Johns Hopkins University unveils a transparent design for the new Henrietta Lacks Research Building

Immortal Building

Johns Hopkins University unveils a transparent design for the new Henrietta Lacks Research Building

(Vines Architecture/Courtesy John Hopkins University)

The legacy of Henrietta Lacks, a Black woman from Baltimore County who underwent treatment for cervical cancer at Johns Hopkins University in the 1950s and whose cell samples still remain in use for scientific research, will live on with the construction of a new building at the prestigious research university’s East Baltimore Medical Campus. Plans for the facility were first announced by Johns Hopkins in 2018, with a design by North Carolina-based Vines Architecture unveiled late last week.

The Henrietta Lacks Research Building will rise directly adjacent to Deering Hall, a squat red brick building originally built in 1879 as a police station that for the past decade has housed the Berman Institute of Bioethics. Spanning 34,000 square feet, the new structure will include space for education and research in the form of classrooms and meeting rooms that can be used by the university and the larger East Baltimore community.

Renderings by Vines Architecture detailing the proposed design show two connected structures with transparent facades. The taller building features a criss-crossing pattern across its main face, while the smaller one, designed with a more linear grid on its front elevation, has a landscaped rooftop.
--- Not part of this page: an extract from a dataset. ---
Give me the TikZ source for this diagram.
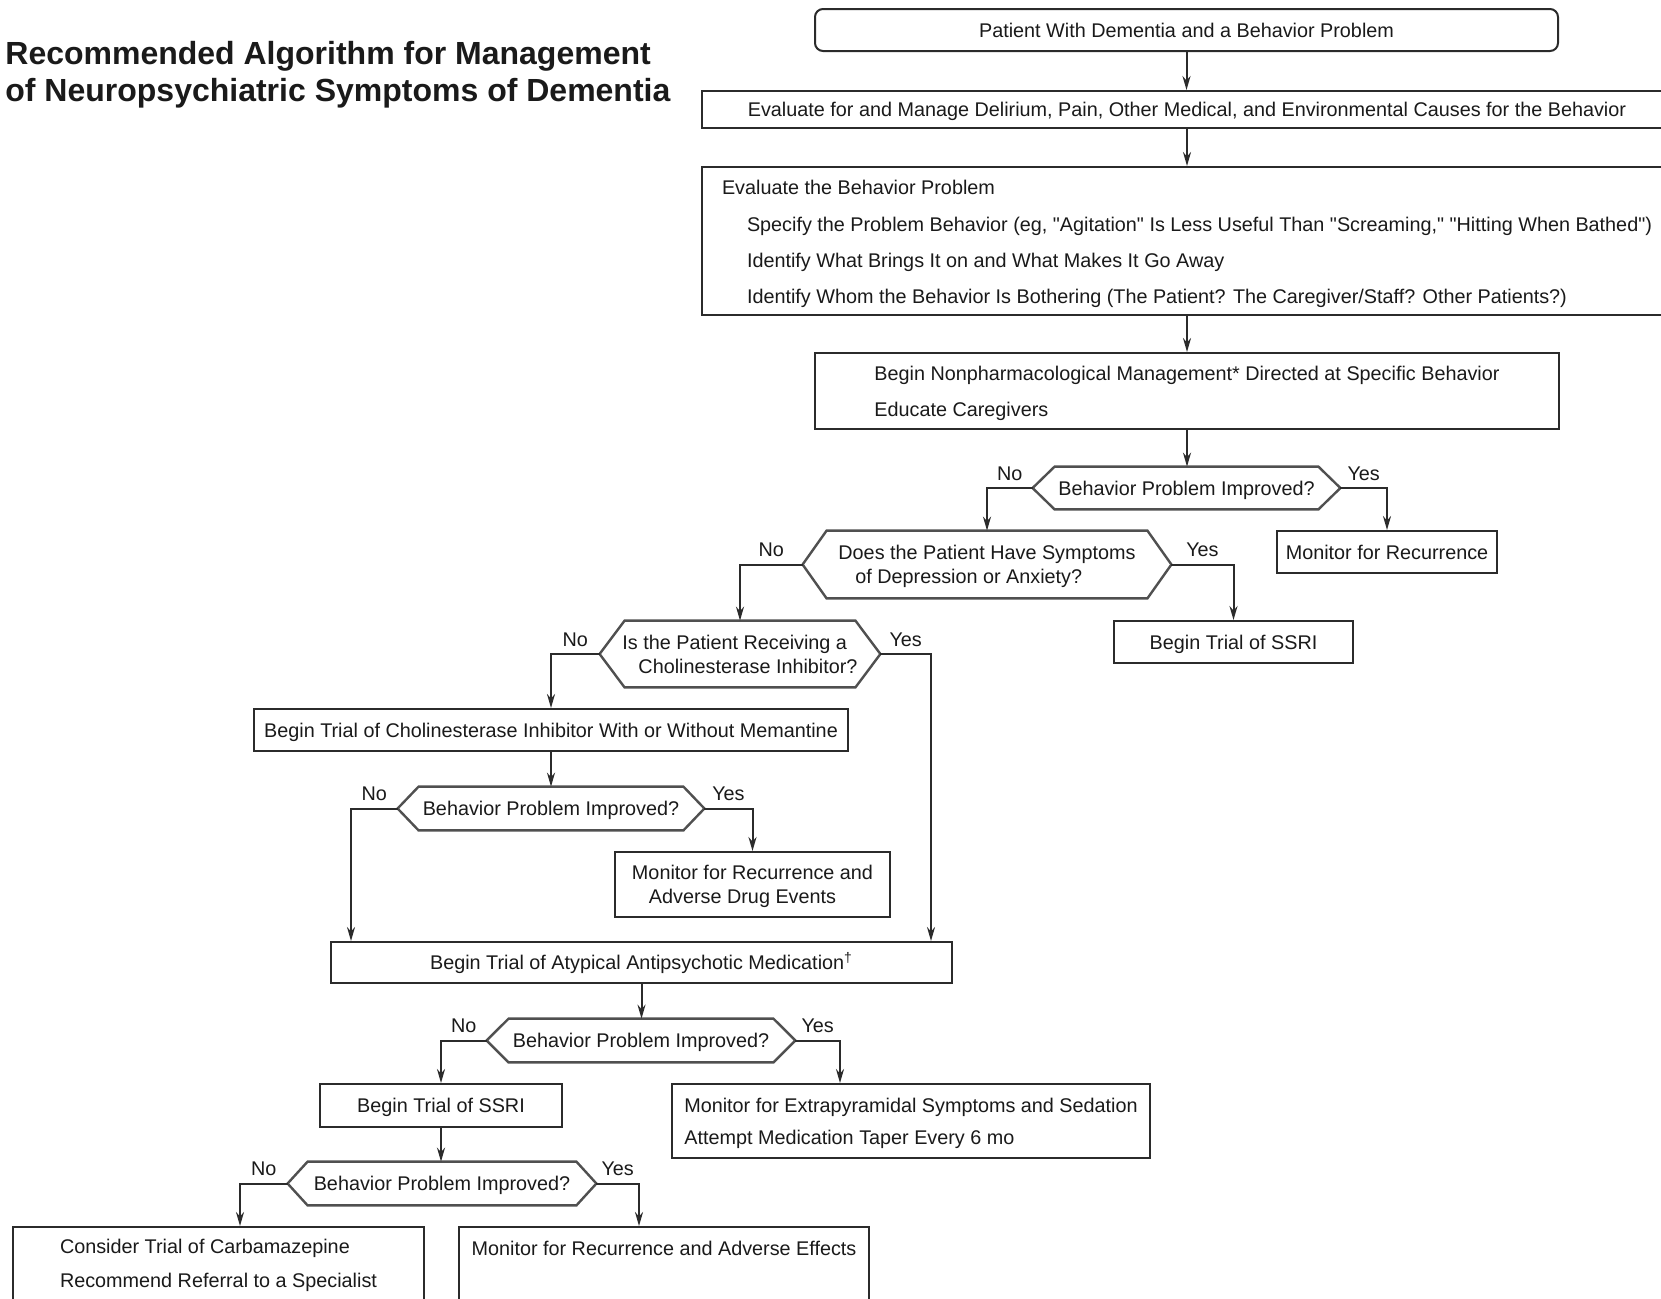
\documentclass[tikz,border=0pt]{standalone}
\usepackage{fontspec}
\setmainfont{Liberation Sans}[Ligatures=TeXOff]
\usetikzlibrary{arrows.meta,calc}
\definecolor{lc}{HTML}{2B2B2B}
\definecolor{hc}{HTML}{505050}
\definecolor{tc}{HTML}{1A1A1A}
\newcommand\hexpath[2]{\draw[hexline] (#1.west) -- ($(#1.north west)+(#2,0)$) -- ($(#1.north east)+(-#2,0)$) -- (#1.east) -- ($(#1.south east)+(-#2,0)$) -- ($(#1.south west)+(#2,0)$) -- cycle;}
\begin{document}
\begin{tikzpicture}[x=0.5pt,y=-0.5pt,
  every node/.style={text=tc, font=\fontsize{9.9}{12}\selectfont},
  box/.style={draw=lc, line width=1pt, inner sep=0pt, rectangle},
  one/.style={text height=7pt, text depth=0pt},
  hexn/.style={inner sep=0pt, rectangle},
  hexline/.style={draw=hc, line width=1.2pt, line join=miter},
  arr/.style={draw=lc, line width=1pt, -{Stealth[length=7pt,width=4pt]}},
  lbl/.style={above=2.5pt, inner sep=1pt, pos=0.25, text height=7pt, text depth=0pt},
  ttl/.style={anchor=base west, inner sep=0pt, font=\bfseries\fontsize{16}{20}\selectfont}
]
\useasboundingbox (0,0) rectangle (1661,1298);
\clip (0,0) rectangle (1661,1298);
\fill[white] (0,0) rectangle (1661,1298);

% title
\node[ttl] (t1) at (5,64) {Recommended Algorithm for Management};
\node[ttl] (t2) at (5,101) {of Neuropsychiatric Symptoms of Dementia};

% boxes
\node[box, one, rounded corners=4pt, minimum width=371.5pt, minimum height=21pt] (n1) at (1186.5,30) {Patient With Dementia and a Behavior Problem};
\node[box, one, minimum width=485pt, minimum height=18.5pt] (n2) at (1187,109.5) {Evaluate for and Manage Delirium, Pain, Other Medical, and Environmental Causes for the Behavior};
\node[box, minimum width=485pt, minimum height=74pt] (n3) at (1187,241) {};
\node[inner sep=0pt, align=left, font=\fontsize{9.9}{18}\selectfont, yshift=-1.6pt] (n3t) at (n3.center) {Evaluate the Behavior Problem\\[0.5pt]
\hspace*{12.5pt}Specify the Problem Behavior (eg, "Agitation" Is Less Useful Than "Screaming," "Hitting When Bathed")\\
\hspace*{12.5pt}Identify What Brings It on and What Makes It Go Away\\
\hspace*{12.5pt}Identify Whom the Behavior Is Bothering (The Patient? The Caregiver/Staff? Other Patients?)};
\node[box, minimum width=372pt, minimum height=38pt] (n4) at (1187,391) {};
\node[inner sep=0pt, align=left, font=\fontsize{9.9}{18}\selectfont, yshift=-1pt] (n4t) at (n4.center) {Begin Nonpharmacological Management* Directed at Specific Behavior\\
Educate Caregivers};

\node[hexn, one, minimum width=153.5pt, minimum height=21pt] (d1) at (1186.5,488) {Behavior Problem Improved?};
\node[box, one, minimum width=110pt, minimum height=21pt] (m1) at (1387,552) {Monitor for Recurrence};
\node[hexn, minimum width=184pt, minimum height=33.5pt] (d2) at (987,564.5) {};
\node[inner sep=0pt, align=left, yshift=-1pt] (d2t) at (d2.center) {Does the Patient Have Symptoms\\ \hspace*{8.5pt}of Depression or Anxiety?};
\node[box, one, minimum width=119.5pt, minimum height=21pt] (s1) at (1233.5,642) {Begin Trial of SSRI};
\node[hexn, minimum width=140pt, minimum height=33pt, align=left] (d3) at (740,654) {Is the Patient Receiving a\\ \hspace*{8pt}Cholinesterase Inhibitor?};
\node[box, one, minimum width=297pt, minimum height=21pt] (c1) at (551,730) {Begin Trial of Cholinesterase Inhibitor With or Without Memantine};
\node[hexn, one, minimum width=153pt, minimum height=21.5pt] (d4) at (551,808.5) {Behavior Problem Improved?};
\node[box, minimum width=137.5pt, minimum height=32.5pt] (m2) at (752.5,884.5) {};
\node[inner sep=0pt, align=left, yshift=-1pt] (m2t) at (m2.center) {Monitor for Recurrence and\\ \hspace*{8.5pt}Adverse Drug Events};
\node[box, one, minimum width=310.5pt, minimum height=20.5pt] (a1) at (641.5,962.5) {Begin Trial of Atypical Antipsychotic Medication\textsuperscript{\textdagger}};
\node[hexn, one, minimum width=154pt, minimum height=21.5pt] (d5) at (641,1040.5) {Behavior Problem Improved?};
\node[box, one, minimum width=121pt, minimum height=21.5pt] (s2) at (441,1105.5) {Begin Trial of SSRI};
\node[box, minimum width=239pt, minimum height=37pt] (m3) at (911,1121) {};
\node[inner sep=0pt, align=left, font=\fontsize{9.9}{16}\selectfont, yshift=-1pt] (m3t) at (m3.center) {Monitor for Extrapyramidal Symptoms and Sedation\\
Attempt Medication Taper Every 6 mo};
\node[hexn, one, minimum width=154pt, minimum height=21.5pt] (d6) at (442,1183.5) {Behavior Problem Improved?};
\node[box, minimum width=205.5pt, minimum height=38pt, align=left, font=\fontsize{9.9}{17}\selectfont] (f1) at (218.5,1265) {Consider Trial of Carbamazepine\\
Recommend Referral to a Specialist};
\node[box, minimum width=205pt, minimum height=38pt, align=left, font=\fontsize{9.9}{17}\selectfont] (f2) at (664,1265) {Monitor for Recurrence and Adverse Effects\\ \mbox{}};

% hexagon outlines
\hexpath{d1}{22}
\hexpath{d2}{24}
\hexpath{d3}{25}
\hexpath{d4}{21}
\hexpath{d5}{22}
\hexpath{d6}{20}

% connectors
\draw[arr] (n1.south) -- (n1.south |- n2.north);
\draw[arr] (n2.south) -- (n2.south |- n3.north);
\draw[arr] (n3.south) -- (n3.south |- n4.north);
\draw[arr] (n4.south) -- (n4.south |- d1.north);
\draw[arr] (d1.west) -| node[lbl]{No} (d2.north);
\draw[arr] (d1.east) -| node[lbl]{Yes} (m1.north);
\draw[arr] (d2.west) -| node[lbl]{No} (d3.north);
\draw[arr] (d2.east) -| node[lbl]{Yes} (s1.north);
\draw[arr] (d3.west) -| node[lbl]{No} (c1.north);
\draw[arr] (d3.east) -| node[lbl]{Yes} ($(a1.north east)+(-22,0)$);
\draw[arr] (c1.south) -- (c1.south |- d4.north);
\draw[arr] (d4.west) -| node[lbl]{No} ($(a1.north west)+(21,0)$);
\draw[arr] (d4.east) -| node[lbl]{Yes} (m2.north);
\draw[arr] (a1.south) -- (a1.south |- d5.north);
\draw[arr] (d5.west) -| node[lbl]{No} (s2.north);
\draw[arr] (d5.east) -| node[lbl]{Yes} ($(m3.north west)+(169,0)$);
\draw[arr] (s2.south) -- (s2.south |- d6.north);
\draw[arr] (d6.west) -| node[lbl]{No} ($(f1.north west)+(228,0)$);
\draw[arr] (d6.east) -| node[lbl]{Yes} ($(f2.north west)+(181,0)$);
\end{tikzpicture}
\end{document}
“The expression of this building is unique to its surroundings, as Henrietta Lacks was a unique African American human being in this world. Our team has worked to design a building that fits within the urban context but has a special identity that we hope people believe warrants carrying the name of Henrietta Lacks,” said Vines Architecture president Victor Vines and director of design Robert Thomas in a statement. “As we continue progress on the design, we believe that this building will remain a critical way to share the story of Henrietta Lacks for generations to come.”

In conceiving the new building, the university and Vines Architecture team worked closely with surviving relatives of Lacks to create a design not only worthy of her contribution to science and medicine, but also a place that embodies who she was.

“It is exciting to know what the building named in honor of my grandmother, Henrietta Lacks, will look like from the outside captivating her legacy. I’m happy to see it presented to the Baltimore community,” said Jeri Lacks Whye, who serves as a member of the Henrietta Lacks Building Advisory Committee alongside four other family members along with East Baltimore residents and university officials. “The design reflects not only her strong and beautiful spirit but her important role she plays in the history, and future, of East Baltimore.”

Although Lacks, who was born in Virginia and moved to Baltimore County in the 1940s, ultimately passed away in 1951 from her illness, the cells taken from her body—known today simply as HeLa cells—during a biopsy were capable of remarkably fast duplication, and have thus lived on. Her legacy was the subject of the 2010 book The Immortal Life of Henrietta Lacks; the book was later adapted into an HBO television film of the same name starring and co-produced by Oprah Winfrey.

In the decades since Lacks’ cells were sequestered (without consent or compensation to the family as was standard practice at the time), the HeLa cell line has allowed for the research of numerous medicinal and technological advances including the development of vaccines for viruses such as polio and COVID-19, as well as the research of AIDS and cancers. The cell line was even were used for the study of zero gravity. Lack’s cells not only laid a foundation for biological research and advancement, but also prompted a discussion surrounding the ethics of how one’s body parts are used by the scientific community. In 2013, Johns Hopkins, the Lacks Family, and the National Institutes of Health arranged that scientists could no longer freely use Lack’s cells and her “genetic blueprint,” and must instead obtain permission.

Further approvals are required for the planned building following an initial meeting that presented the design to the Urban Design and Architecture Advisory Panel of the Baltimore City Planning Department.

“The architectural design of the building to be named for Henrietta Lacks reflects Johns Hopkins’ commitment to proudly honor and celebrate Mrs. Lacks’ extraordinary legacy on our campus,” added Ronald Daniels, president of Johns Hopkins University. “We are excited to share these plans with the city’s design and architecture advisory panel, and we look forward to continuing to work closely with the Baltimore community and the family of Henrietta Lacks as this important project moves forward.”

The university and design team anticipate design work to continue through to the end of the year, with completion slated for 2025.